Thresholds for contagious sets in random graphs
Omer Angel, Brett Kolesnik
TL;DR
This work determines sharp thresholds for the susceptibility of ${\cal G}_{n,p}$ under $r$-bootstrap percolation, pinpointing a critical constant $\alpha_r$ in the regime $p=(\alpha/(n\log^{r-1}n))^{1/r}$ that separates whp non-percolation from whp percolation via a minimal contagious set of size $r$. The authors connect these thresholds to a time-dependent non-homogeneous branching process and derive explicit survival asymptotics, $\Pr(\text{survival})=\exp(-\tfrac{(r-1)^2}{r}k_r(1+o(1)))$, with $k_r=((r-1)!/\varepsilon)^{1/(r-1)}$ and $\varepsilon=np^r$. They further obtain an upper bound for $p_c(n,K_4)$ improving prior work and conjecture its asymptotic sharpness. The analysis introduces triangle-free constrained percolations ($\hat{r}$-percolations) to manage dependencies, employs the second moment method, and leverages Mantel-type results to establish approximate independence. Finally, the study extends to general $H$-bootstrap percolation with precise thresholds $p_c(n,H,r)$ and specializes to $K_4$ as a key case, yielding both a broad framework and concrete, sharp thresholds with potential for refinement.
Abstract
For fixed $r\geq 2$, we consider bootstrap percolation with threshold $r$ on the Erdős-Rényi graph ${\cal G}_{n,p}$. We identify a threshold for $p$ above which there is with high probability a set of size $r$ which can infect the entire graph.
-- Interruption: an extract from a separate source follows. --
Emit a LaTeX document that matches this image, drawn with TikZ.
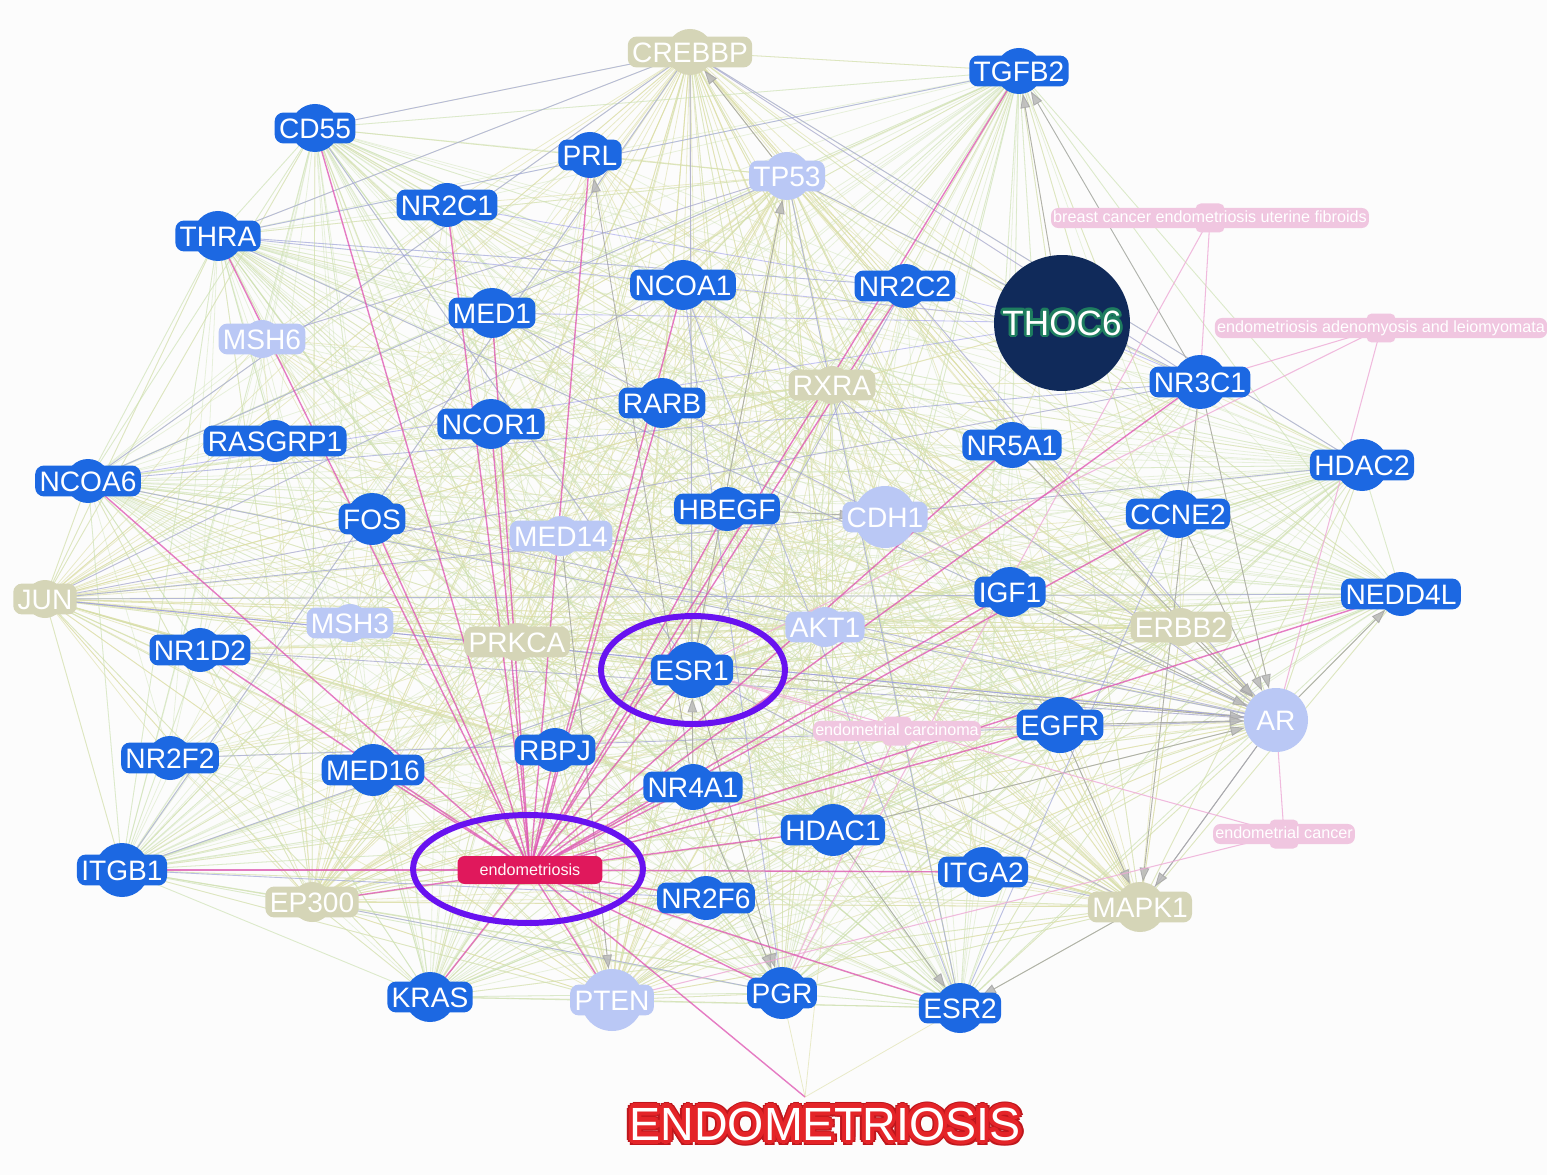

This improves a result of Feige, Krivelevich and Reichman, which gives bounds for this threshold, up to multiplicative constants. As an application of our results, we also obtain an upper bound for the threshold for $K_4$-bootstrap percolation on ${\cal G}_{n,p}$, as studied by Balogh, Bollobás and Morris. We conjecture that our bound is asymptotically sharp. These thresholds are closely related to the survival probabilities of certain time-varying branching processes, and we derive asymptotic formulae for these survival probabilities which are of interest in their own right.